Gather each line of the records where "that" appears.

== Extracted information ==

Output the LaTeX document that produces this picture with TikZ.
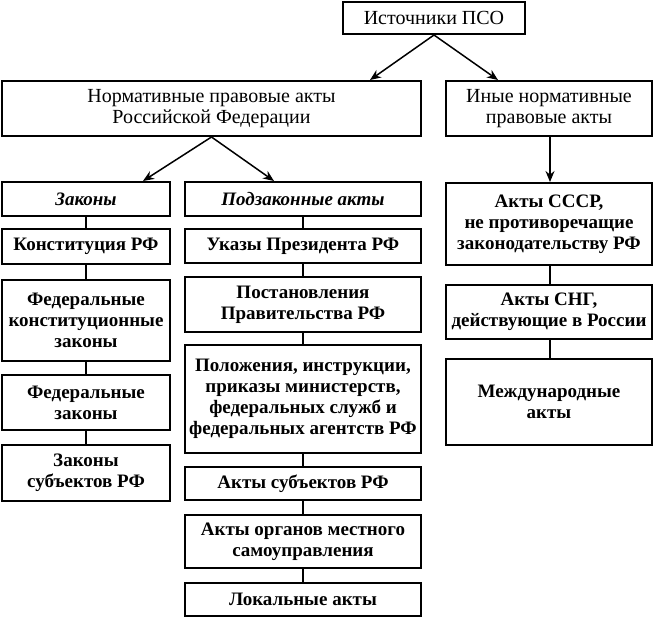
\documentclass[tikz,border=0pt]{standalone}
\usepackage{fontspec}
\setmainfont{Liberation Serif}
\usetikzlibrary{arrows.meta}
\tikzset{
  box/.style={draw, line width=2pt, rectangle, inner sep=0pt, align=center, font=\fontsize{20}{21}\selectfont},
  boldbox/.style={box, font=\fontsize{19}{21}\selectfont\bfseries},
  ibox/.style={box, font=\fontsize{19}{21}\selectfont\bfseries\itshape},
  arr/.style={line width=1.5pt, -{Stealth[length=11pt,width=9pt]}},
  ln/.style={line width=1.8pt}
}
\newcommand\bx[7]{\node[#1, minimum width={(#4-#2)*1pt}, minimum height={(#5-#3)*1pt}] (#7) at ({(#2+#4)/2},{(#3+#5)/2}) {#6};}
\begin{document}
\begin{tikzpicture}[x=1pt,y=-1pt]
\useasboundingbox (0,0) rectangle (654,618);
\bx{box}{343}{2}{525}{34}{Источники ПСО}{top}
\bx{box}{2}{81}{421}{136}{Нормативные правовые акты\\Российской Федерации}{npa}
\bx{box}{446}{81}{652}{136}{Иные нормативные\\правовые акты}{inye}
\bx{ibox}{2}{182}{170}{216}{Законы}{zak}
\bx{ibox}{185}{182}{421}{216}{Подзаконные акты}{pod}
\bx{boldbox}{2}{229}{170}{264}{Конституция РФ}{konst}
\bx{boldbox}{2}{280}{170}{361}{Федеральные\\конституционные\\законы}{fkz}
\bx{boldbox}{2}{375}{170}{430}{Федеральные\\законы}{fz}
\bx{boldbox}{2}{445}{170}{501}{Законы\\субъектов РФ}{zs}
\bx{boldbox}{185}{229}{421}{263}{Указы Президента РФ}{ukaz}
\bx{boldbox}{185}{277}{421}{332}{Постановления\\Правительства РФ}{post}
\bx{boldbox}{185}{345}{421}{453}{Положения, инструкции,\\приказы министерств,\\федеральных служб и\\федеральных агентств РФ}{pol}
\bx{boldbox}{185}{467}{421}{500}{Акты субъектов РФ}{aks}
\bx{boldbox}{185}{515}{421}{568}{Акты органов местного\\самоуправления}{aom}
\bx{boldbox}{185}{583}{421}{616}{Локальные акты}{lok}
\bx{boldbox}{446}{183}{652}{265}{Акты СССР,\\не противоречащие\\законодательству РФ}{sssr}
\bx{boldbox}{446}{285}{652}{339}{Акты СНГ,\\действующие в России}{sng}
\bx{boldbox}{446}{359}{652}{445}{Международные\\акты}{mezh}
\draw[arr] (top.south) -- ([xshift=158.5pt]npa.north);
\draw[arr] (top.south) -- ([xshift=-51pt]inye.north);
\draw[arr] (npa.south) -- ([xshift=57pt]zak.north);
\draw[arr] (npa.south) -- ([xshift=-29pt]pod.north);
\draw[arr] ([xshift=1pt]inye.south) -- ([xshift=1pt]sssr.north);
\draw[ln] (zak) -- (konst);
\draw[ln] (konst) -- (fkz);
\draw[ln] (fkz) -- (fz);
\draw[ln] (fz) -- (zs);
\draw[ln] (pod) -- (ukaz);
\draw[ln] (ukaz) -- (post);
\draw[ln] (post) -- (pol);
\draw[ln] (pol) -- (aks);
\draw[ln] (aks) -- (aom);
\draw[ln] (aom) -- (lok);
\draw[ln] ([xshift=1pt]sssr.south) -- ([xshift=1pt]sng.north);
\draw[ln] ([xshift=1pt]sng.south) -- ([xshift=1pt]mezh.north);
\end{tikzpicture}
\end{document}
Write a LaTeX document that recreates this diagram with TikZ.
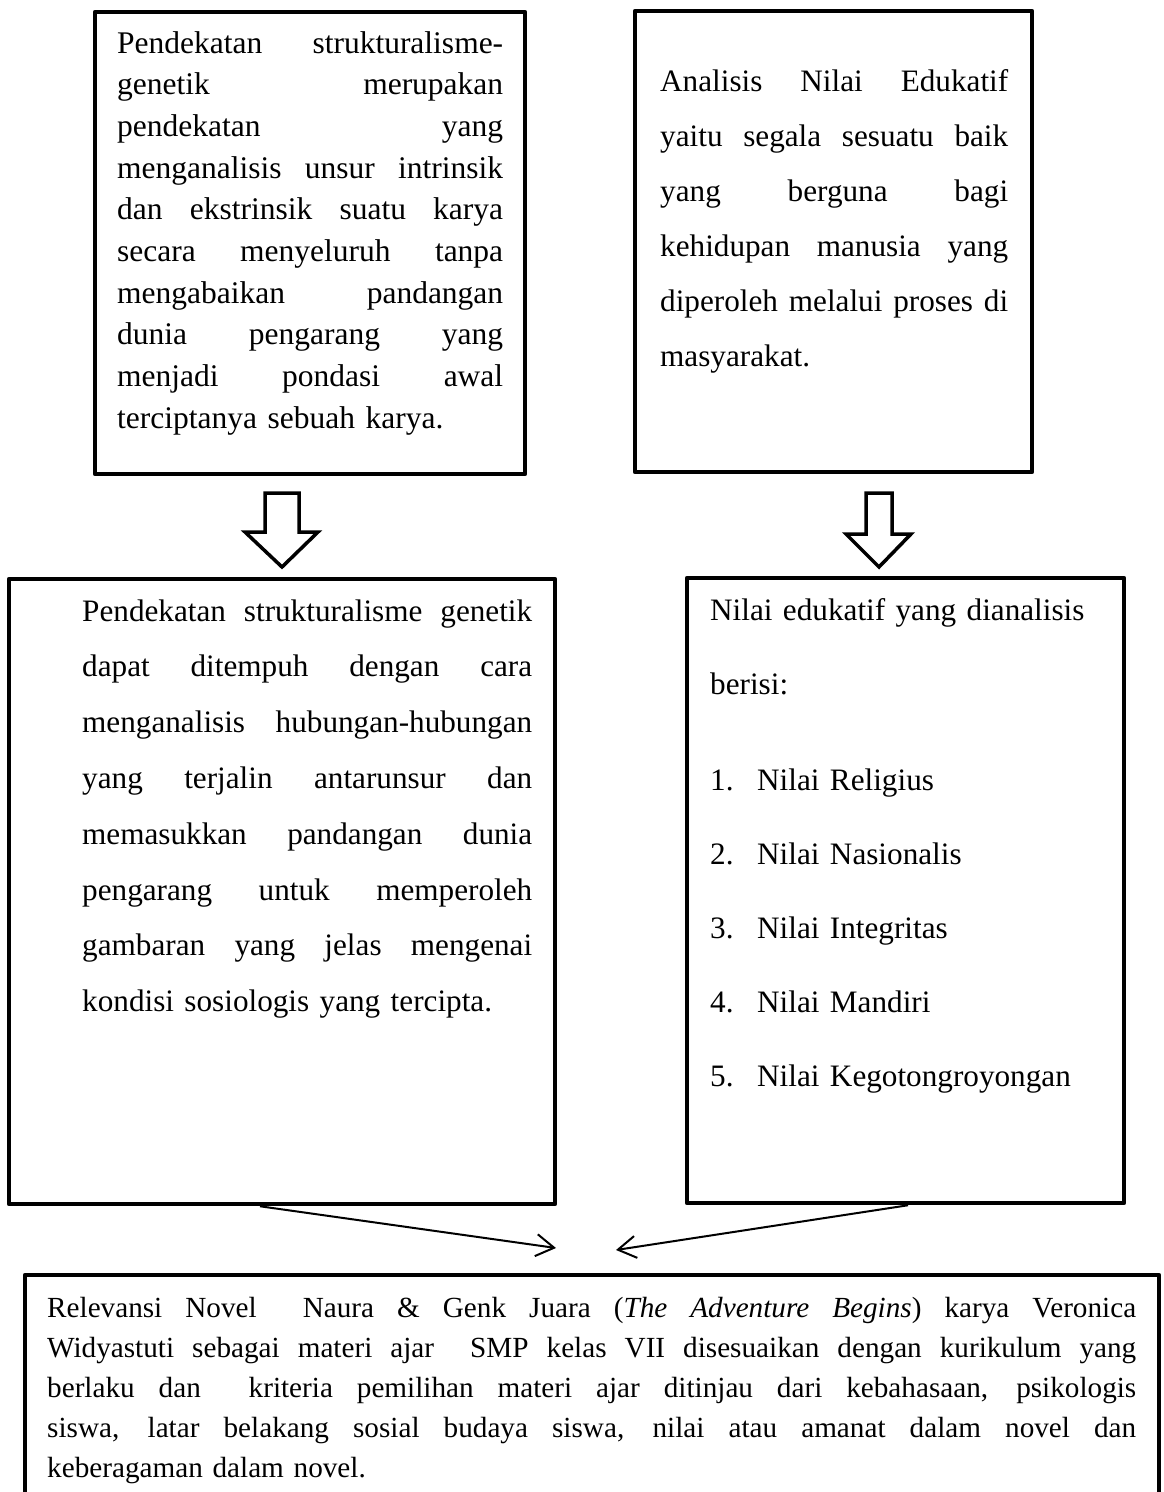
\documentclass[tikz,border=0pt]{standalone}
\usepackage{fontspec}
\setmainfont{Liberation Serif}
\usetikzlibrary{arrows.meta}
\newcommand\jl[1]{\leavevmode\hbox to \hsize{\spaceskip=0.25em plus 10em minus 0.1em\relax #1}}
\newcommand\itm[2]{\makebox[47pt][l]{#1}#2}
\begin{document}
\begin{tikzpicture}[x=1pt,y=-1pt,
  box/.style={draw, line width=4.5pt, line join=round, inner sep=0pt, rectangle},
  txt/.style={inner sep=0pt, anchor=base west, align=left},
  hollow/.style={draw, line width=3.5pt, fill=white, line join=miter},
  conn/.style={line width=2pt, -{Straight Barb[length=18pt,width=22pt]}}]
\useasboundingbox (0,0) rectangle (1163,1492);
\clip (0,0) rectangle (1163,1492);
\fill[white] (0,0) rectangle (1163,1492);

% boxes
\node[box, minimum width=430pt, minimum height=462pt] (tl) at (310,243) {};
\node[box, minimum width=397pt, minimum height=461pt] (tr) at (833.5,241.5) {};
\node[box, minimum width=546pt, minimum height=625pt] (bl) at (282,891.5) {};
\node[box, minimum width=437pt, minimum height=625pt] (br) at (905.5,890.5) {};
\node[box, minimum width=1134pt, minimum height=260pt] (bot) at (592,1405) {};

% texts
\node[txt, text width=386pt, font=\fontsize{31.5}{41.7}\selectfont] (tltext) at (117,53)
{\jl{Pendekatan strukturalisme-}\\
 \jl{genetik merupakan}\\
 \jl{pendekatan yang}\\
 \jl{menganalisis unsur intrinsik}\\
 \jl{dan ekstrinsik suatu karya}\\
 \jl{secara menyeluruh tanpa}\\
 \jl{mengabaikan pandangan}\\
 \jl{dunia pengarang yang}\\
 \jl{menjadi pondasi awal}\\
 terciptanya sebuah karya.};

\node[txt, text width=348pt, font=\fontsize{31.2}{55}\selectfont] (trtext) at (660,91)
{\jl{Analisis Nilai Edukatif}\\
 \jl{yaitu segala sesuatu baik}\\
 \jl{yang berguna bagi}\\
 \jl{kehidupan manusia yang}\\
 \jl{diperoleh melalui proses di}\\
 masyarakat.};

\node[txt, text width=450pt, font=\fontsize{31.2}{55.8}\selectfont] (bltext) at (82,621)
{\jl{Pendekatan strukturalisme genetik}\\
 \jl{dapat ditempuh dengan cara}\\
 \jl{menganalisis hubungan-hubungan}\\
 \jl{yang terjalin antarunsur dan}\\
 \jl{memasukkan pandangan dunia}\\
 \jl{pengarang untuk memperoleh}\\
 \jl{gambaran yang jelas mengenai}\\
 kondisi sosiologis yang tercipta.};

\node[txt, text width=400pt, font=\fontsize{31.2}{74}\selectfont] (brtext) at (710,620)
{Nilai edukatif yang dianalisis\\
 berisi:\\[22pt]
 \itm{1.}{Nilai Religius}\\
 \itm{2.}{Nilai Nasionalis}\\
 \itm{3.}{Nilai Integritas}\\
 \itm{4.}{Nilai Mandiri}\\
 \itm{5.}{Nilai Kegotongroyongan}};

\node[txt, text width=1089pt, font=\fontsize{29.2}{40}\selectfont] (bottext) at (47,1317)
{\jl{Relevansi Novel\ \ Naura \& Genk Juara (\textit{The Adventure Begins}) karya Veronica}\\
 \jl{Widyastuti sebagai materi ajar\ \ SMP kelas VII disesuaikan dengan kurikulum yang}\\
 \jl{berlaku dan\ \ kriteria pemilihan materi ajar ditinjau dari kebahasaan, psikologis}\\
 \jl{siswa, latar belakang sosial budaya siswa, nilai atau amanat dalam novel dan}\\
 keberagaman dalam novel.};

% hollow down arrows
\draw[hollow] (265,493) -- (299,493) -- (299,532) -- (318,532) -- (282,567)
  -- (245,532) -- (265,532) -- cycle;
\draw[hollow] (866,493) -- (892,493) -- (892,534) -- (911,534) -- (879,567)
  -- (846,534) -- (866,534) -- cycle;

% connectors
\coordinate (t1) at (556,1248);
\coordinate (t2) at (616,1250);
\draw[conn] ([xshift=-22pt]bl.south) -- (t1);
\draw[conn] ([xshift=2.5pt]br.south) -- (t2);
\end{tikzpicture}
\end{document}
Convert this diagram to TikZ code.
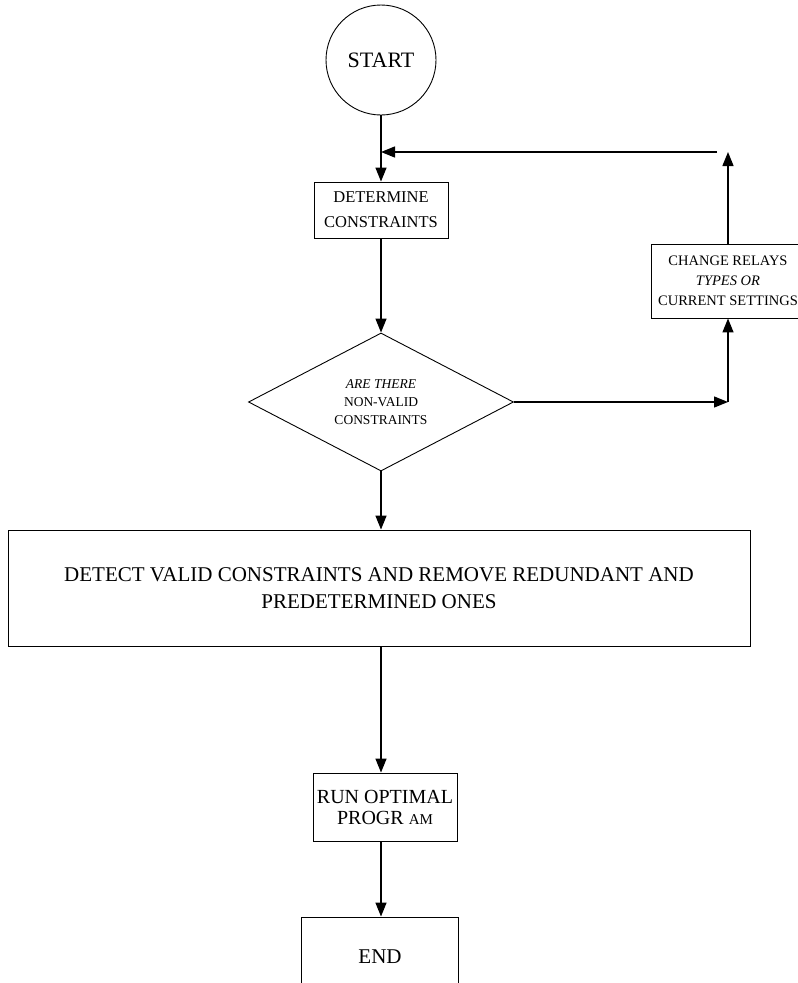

===

→ Output for this exercise
Output the LaTeX document that produces this picture with TikZ.
Write a LaTeX document that recreates this diagram with TikZ.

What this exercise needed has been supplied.